This morning I practiced balancing compassion with self-preservation. It wasn't easy, but I'm glad I did it.
Since my arrival, this time share guy has been asking me to go to his timeshare presentation. The deal was that I would get $100 for my time and he gets a $50 comission. I didn't want to go because of my experience with the first one. It's a tonne of high pressure and all in all a bad way to spend time here. But on the whole, he's been pleasant to talk to, the $100 would be nice and I wanted to help him. He needs to make a living too. So yesterday I gave in and agreed to go this morning.

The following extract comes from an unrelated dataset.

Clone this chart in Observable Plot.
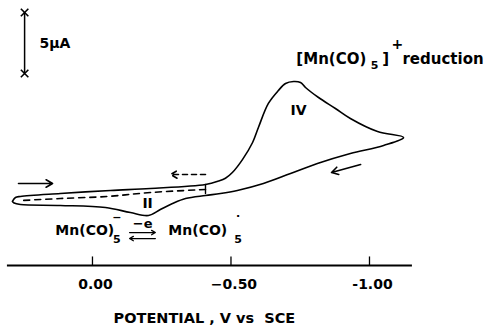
<!DOCTYPE html>
<html>
<head>
<meta charset="utf-8">
<script src="https://cdn.jsdelivr.net/npm/d3@7"></script>
<script src="https://cdn.jsdelivr.net/npm/@observablehq/plot@0.6"></script>
<style>
  html, body { margin: 0; padding: 0; background: #fff; }
  #chart svg { display: block; }
</style>
</head>
<body>
<div id="chart"></div>
<script>
// Potential (V vs SCE) and current (µA, cathodic up)
const forwardV = [0.289, 0.278, 0.260, 0.116, -0.065, -0.209, -0.408, -0.455, -0.480, -0.505, -0.542, -0.578, -0.599, -0.635, -0.671, -0.697, -0.726, -0.751, -0.769, -0.816, -0.877, -0.931, -1.029, -1.123];
const forwardI = [5.25, 5.57, 5.66, 5.90, 6.15, 6.31, 6.64, 6.92, 7.15, 7.62, 8.70, 10.08, 11.31, 13.28, 14.34, 14.92, 15.08, 15.00, 14.59, 13.77, 12.87, 12.05, 10.98, 10.49];
const returnV = [-1.123, -1.051, -0.931, -0.812, -0.715, -0.617, -0.523, -0.462, -0.408, -0.336, -0.289, -0.245, -0.202, -0.137, -0.047, 0.116, 0.260, 0.283, 0.289];
const returnI = [10.49, 9.84, 9.18, 8.36, 7.54, 6.72, 6.15, 5.90, 5.74, 5.49, 5.08, 4.59, 4.10, 4.34, 4.75, 4.92, 5.00, 5.12, 5.25];
// second scan, switched at -0.41 V (dashed return)
const switchV = [-0.408, -0.408];
const switchI = [6.64, 5.90];
const dashedV = [-0.408, -0.209, -0.054, 0.116, 0.253];
const dashedI = [6.23, 5.98, 5.66, 5.49, 5.33];

const tickValues = [0, -0.5, -1.0];
const tickLabels = ["0.00", "\u22120.50", "-1.00"];
const axisExtent = [0.307, -1.155];
const scaleBarV = 0.245;
const scaleBarI = [15.74, 20.74];

const fwd = forwardV.map((v, k) => ({v, i: forwardI[k]}));
const ret = returnV.map((v, k) => ({v, i: returnI[k]}));
const solid = fwd.concat(ret.slice(1));
const sw = switchV.map((v, k) => ({v, i: switchI[k]}));
const dash = dashedV.map((v, k) => ({v, i: dashedI[k]}));

const F = "DejaVu Sans, sans-serif";
const txt = (data, opts) => Plot.text(data, {x: "v", y: "i", text: "t", fontFamily: F, fontWeight: "bold", fill: "black", ...opts});

const chart = Plot.plot({
  width: 486,
  height: 331,
  margin: 0,
  x: {domain: [0.332, -1.4224], range: [0, 486], axis: null},
  y: {domain: [-5.41, 21.72], range: [331, 0], axis: null},
  style: {background: "#fff"},
  marks: [
    // axis
    Plot.ruleY([0], {x1: axisExtent[0], x2: axisExtent[1], stroke: "black", strokeWidth: 1.8}),
    Plot.ruleX(tickValues, {y1: 0, y2: 0.7, stroke: "black", strokeWidth: 1.3}),
    Plot.text(tickValues, {x: d => d, y: -1.56, text: (d, k) => tickLabels[k], dx: 3, fontFamily: F, fontWeight: "bold", fontSize: 14, fill: "black"}),
    Plot.text(["POTENTIAL , V vs  SCE"], {x: -0.404, y: -4.34, text: d => d, fontFamily: F, fontWeight: "bold", fontSize: 14.5, fill: "black"}),
    // scale bar
    Plot.ruleX([scaleBarV], {y1: scaleBarI[0], y2: scaleBarI[1], stroke: "black", strokeWidth: 1.5}),
    Plot.dot(scaleBarI, {x: scaleBarV, y: d => d, symbol: "times", r: 3.5, stroke: "black", strokeWidth: 1.6}),
    txt([{v: 0.191, i: 18.2, t: "5\u03bcA"}], {textAnchor: "start", fontSize: 14}),
    // voltammograms
    Plot.line(solid, {x: "v", y: "i", curve: "catmull-rom", stroke: "black", strokeWidth: 1.6}),
    Plot.line(sw, {x: "v", y: "i", stroke: "black", strokeWidth: 1.4}),
    Plot.line(dash, {x: "v", y: "i", curve: "catmull-rom", stroke: "black", strokeWidth: 1.6, strokeDasharray: "6,5"}),
    // scan direction arrows
    Plot.arrow([{x1: 0.267, x2: 0.144, y1: 6.72, y2: 6.72}], {x1: "x1", x2: "x2", y1: "y1", y2: "y2", stroke: "black", strokeWidth: 1.6, headLength: 7}),
    Plot.arrow([{x1: -0.408, x2: -0.282, y1: 7.46, y2: 7.46}], {x1: "x1", x2: "x2", y1: "y1", y2: "y2", stroke: "black", strokeWidth: 1.6, headLength: 7, strokeDasharray: "5,4"}),
    Plot.arrow([{x1: -0.968, x2: -0.863, y1: 8.28, y2: 7.62}], {x1: "x1", x2: "x2", y1: "y1", y2: "y2", stroke: "black", strokeWidth: 1.6, headLength: 7}),
    // peak labels
    txt([{v: -0.744, i: 12.7, t: "IV"}, {v: -0.199, i: 5.08, t: "II"}], {fontSize: 14}),
    // [Mn(CO)5]+ reduction
    txt([{v: -0.736, i: 16.9, t: "[Mn(CO)"}], {textAnchor: "start", fontSize: 15}),
    txt([{v: -1.018, i: 16.4, t: "5"}], {fontSize: 11}),
    txt([{v: -1.046, i: 16.9, t: "]"}], {textAnchor: "start", fontSize: 15}),
    txt([{v: -1.101, i: 18.1, t: "+"}], {fontSize: 14}),
    txt([{v: -1.119, i: 16.9, t: "reduction"}], {textAnchor: "start", fontSize: 15}),
    // Mn(CO)5- <=> Mn(CO)5.
    txt([{v: 0.134, i: 2.87, t: "Mn(CO)"}, {v: -0.274, i: 2.87, t: "Mn(CO)"}], {textAnchor: "start", fontSize: 14}),
    txt([{v: -0.088, i: 2.13, t: "5"}, {v: -0.526, i: 2.13, t: "5"}], {fontSize: 11}),
    txt([{v: -0.088, i: 3.93, t: "\u2212"}, {v: -0.526, i: 4.0, t: "\u00b7"}], {fontSize: 11}),
    txt([{v: -0.181, i: 3.44, t: "\u2212e"}], {fontSize: 13}),
    Plot.arrow([{x1: -0.134, x2: -0.227, y1: 2.70, y2: 2.70}, {x1: -0.227, x2: -0.134, y1: 2.21, y2: 2.21}], {x1: "x1", x2: "x2", y1: "y1", y2: "y2", stroke: "black", strokeWidth: 1.3, headLength: 5})
  ]
});
document.getElementById("chart").append(chart);
</script>
</body>
</html>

However, all night I dreaded the event. The pressure is gross and I'm obviously a potential target (a softy). So this morning, I talked to Alfredo. I wasn't going to cause I didn't want to be scolded. But I needed to talk it out and get an opinion. I'm glad I did.
I went to meet the guy where we had agreed. (I never tell any of the "guys on the beach" I meet where I live, I'm not that silly!) I fought his sob story with mine. I told him I couldn't go. I had been sick all night thinking about the high pressure of the timeshare presentation. And please don't ask me again to go. It worked. He coudn't argue with that and was gracious enough about it.
I'm proud because I know I have compassion, I really did want to help him if I could. But I'm also proud because I know that I can value my needs as much as someone elses. At least sometimes.
A picture of me, being happy, on teh beach in San Pancho.